§ **SHORT TASK**
Return, without pictures, the lines from the start of the data through the one that contains "from bokeh.resources import INLINE".

§ **INFORMATION SHOWN**

== == ==

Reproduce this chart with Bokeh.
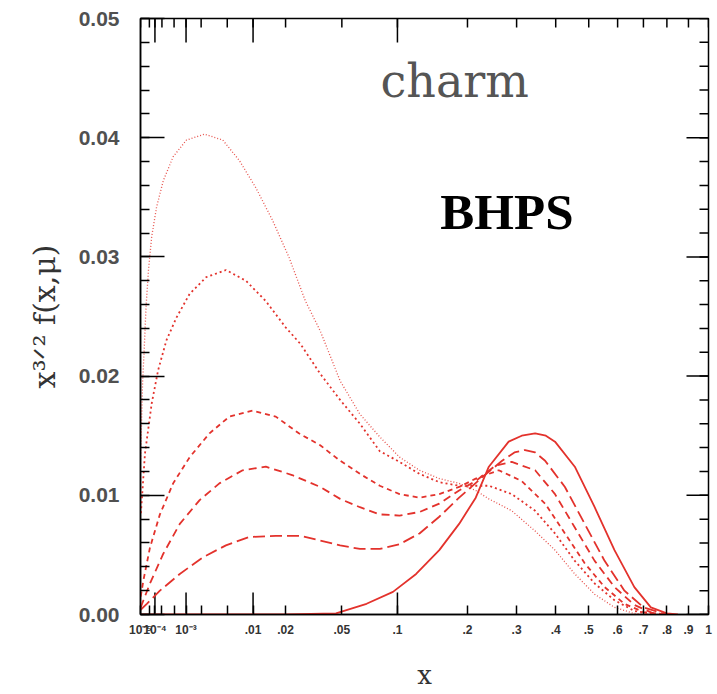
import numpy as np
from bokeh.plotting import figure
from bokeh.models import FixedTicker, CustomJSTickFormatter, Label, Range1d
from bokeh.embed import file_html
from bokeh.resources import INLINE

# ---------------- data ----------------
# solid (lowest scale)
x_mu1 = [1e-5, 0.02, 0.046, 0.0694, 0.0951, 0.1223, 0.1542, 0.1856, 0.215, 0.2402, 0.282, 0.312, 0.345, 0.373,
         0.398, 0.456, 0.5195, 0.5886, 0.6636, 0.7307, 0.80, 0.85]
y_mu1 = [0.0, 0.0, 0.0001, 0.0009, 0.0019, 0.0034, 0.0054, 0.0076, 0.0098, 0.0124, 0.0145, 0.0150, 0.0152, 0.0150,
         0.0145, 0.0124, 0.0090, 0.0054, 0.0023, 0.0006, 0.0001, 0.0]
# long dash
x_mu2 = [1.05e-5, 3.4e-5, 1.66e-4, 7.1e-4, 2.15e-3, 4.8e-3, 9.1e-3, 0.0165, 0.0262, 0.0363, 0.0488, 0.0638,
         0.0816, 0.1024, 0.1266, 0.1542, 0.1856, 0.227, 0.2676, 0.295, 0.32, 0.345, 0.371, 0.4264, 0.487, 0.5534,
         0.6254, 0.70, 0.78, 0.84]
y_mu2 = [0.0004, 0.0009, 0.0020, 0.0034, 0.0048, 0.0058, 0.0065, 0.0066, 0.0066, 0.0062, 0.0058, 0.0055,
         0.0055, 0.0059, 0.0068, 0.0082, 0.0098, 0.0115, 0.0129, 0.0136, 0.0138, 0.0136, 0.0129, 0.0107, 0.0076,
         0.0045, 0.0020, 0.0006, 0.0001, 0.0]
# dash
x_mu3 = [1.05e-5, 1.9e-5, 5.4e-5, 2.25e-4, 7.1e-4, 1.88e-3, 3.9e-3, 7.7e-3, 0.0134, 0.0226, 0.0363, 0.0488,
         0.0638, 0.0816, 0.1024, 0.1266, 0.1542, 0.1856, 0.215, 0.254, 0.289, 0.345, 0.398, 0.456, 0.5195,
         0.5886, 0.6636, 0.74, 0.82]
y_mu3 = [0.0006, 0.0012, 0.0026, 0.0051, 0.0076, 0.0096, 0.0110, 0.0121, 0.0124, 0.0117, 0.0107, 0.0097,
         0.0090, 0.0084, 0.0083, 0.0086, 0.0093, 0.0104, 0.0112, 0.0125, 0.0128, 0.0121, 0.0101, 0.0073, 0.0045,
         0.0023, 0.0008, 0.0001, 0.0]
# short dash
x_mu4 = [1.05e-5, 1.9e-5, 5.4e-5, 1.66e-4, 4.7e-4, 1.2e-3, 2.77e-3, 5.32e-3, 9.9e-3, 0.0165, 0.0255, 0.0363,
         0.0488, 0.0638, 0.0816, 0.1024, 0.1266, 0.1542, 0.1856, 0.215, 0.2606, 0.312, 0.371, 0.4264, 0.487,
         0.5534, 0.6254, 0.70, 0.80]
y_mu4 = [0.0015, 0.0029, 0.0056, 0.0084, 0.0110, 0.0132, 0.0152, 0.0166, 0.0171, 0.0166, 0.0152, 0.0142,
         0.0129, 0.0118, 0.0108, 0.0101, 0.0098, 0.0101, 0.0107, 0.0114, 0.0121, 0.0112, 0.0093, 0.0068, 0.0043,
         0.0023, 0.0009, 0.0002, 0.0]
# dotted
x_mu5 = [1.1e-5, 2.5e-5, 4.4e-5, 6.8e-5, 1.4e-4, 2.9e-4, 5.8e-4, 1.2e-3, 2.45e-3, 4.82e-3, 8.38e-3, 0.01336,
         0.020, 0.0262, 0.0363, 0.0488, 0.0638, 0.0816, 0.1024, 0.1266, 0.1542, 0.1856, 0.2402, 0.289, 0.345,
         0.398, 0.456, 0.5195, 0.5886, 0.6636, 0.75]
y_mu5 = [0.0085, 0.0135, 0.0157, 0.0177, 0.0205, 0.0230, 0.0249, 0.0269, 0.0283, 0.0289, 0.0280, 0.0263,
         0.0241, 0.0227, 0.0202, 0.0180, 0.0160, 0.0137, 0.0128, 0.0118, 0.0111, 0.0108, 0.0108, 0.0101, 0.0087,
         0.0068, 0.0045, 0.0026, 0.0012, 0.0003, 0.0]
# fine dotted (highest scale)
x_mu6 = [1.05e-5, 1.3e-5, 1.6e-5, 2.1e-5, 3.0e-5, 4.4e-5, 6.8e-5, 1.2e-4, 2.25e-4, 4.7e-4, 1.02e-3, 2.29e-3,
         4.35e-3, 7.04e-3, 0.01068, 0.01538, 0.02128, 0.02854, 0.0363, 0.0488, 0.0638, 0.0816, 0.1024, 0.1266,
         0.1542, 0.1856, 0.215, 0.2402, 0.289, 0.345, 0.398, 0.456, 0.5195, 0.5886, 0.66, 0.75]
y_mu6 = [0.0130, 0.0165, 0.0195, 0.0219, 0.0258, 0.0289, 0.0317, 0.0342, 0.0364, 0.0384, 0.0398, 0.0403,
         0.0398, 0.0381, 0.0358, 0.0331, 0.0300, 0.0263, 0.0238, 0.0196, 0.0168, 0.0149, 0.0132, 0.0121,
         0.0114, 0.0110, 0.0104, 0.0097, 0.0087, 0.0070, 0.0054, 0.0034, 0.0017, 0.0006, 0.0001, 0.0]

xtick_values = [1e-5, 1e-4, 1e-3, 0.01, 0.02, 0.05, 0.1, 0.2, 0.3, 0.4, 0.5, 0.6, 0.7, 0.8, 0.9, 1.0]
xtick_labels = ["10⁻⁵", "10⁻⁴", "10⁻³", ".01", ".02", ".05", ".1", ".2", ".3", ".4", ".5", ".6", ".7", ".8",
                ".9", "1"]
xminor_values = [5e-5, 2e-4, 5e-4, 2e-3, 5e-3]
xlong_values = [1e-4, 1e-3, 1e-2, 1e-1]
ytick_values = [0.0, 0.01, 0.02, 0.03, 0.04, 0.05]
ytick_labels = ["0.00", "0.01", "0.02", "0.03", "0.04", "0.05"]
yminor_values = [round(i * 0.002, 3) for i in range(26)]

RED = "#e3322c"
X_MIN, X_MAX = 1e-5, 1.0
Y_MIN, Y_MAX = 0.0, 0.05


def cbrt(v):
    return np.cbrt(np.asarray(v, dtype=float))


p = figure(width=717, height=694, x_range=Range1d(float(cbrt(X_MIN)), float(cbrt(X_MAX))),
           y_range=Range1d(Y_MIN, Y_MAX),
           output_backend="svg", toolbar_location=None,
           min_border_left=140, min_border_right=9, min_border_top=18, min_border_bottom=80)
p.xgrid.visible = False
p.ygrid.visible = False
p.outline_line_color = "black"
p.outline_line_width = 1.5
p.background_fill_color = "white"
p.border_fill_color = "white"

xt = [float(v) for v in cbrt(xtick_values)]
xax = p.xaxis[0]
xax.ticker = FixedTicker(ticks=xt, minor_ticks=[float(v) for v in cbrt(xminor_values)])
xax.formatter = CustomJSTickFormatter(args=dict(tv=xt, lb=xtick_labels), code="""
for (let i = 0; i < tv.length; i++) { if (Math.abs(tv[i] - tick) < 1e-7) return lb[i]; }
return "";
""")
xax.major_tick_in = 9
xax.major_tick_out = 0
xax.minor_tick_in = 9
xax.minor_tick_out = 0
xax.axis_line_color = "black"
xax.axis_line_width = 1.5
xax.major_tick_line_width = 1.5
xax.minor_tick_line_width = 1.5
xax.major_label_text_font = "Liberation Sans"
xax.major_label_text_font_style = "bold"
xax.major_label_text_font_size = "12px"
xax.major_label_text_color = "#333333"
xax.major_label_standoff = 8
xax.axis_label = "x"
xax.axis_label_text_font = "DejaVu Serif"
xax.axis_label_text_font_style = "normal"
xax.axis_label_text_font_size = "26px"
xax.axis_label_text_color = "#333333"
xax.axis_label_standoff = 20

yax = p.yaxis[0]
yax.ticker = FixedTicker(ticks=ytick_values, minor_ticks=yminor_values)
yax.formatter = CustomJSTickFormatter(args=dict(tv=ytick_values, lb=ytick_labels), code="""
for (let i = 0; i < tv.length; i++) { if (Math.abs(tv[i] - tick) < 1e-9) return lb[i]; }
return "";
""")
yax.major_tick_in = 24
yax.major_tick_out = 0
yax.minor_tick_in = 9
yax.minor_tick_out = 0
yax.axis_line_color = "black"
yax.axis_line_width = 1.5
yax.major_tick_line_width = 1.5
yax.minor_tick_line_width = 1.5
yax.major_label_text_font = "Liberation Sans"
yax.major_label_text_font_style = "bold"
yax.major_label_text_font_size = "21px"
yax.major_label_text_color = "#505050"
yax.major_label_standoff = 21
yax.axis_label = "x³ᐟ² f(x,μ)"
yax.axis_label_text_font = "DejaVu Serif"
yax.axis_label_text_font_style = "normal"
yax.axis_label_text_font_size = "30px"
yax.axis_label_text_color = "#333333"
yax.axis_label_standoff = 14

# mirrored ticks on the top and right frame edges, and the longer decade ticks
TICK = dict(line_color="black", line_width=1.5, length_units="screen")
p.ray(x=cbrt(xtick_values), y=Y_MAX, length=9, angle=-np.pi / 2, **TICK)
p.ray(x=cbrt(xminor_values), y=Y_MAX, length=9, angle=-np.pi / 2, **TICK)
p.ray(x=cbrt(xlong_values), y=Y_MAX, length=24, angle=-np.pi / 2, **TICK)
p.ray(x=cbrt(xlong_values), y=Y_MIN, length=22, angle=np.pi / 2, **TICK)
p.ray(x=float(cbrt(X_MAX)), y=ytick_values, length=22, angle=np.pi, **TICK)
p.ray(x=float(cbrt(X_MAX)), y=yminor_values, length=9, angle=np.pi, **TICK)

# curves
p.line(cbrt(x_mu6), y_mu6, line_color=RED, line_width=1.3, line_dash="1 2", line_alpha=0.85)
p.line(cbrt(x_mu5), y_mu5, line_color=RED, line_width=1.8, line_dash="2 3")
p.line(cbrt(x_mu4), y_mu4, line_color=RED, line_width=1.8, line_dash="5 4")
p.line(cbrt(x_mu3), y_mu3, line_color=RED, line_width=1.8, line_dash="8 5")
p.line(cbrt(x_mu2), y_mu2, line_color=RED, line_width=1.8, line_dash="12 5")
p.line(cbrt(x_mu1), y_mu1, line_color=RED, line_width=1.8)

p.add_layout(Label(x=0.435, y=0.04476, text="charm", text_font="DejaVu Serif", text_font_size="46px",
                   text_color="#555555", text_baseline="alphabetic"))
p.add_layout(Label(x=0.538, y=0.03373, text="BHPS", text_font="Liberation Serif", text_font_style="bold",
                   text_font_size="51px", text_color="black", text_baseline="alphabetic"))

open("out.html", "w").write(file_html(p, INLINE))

== == ==

§ **CORRECT OUTPUT**
Reproduce this chart with Bokeh.
import numpy as np
from bokeh.plotting import figure
from bokeh.models import FixedTicker, CustomJSTickFormatter, Label, Range1d
from bokeh.embed import file_html
from bokeh.resources import INLINE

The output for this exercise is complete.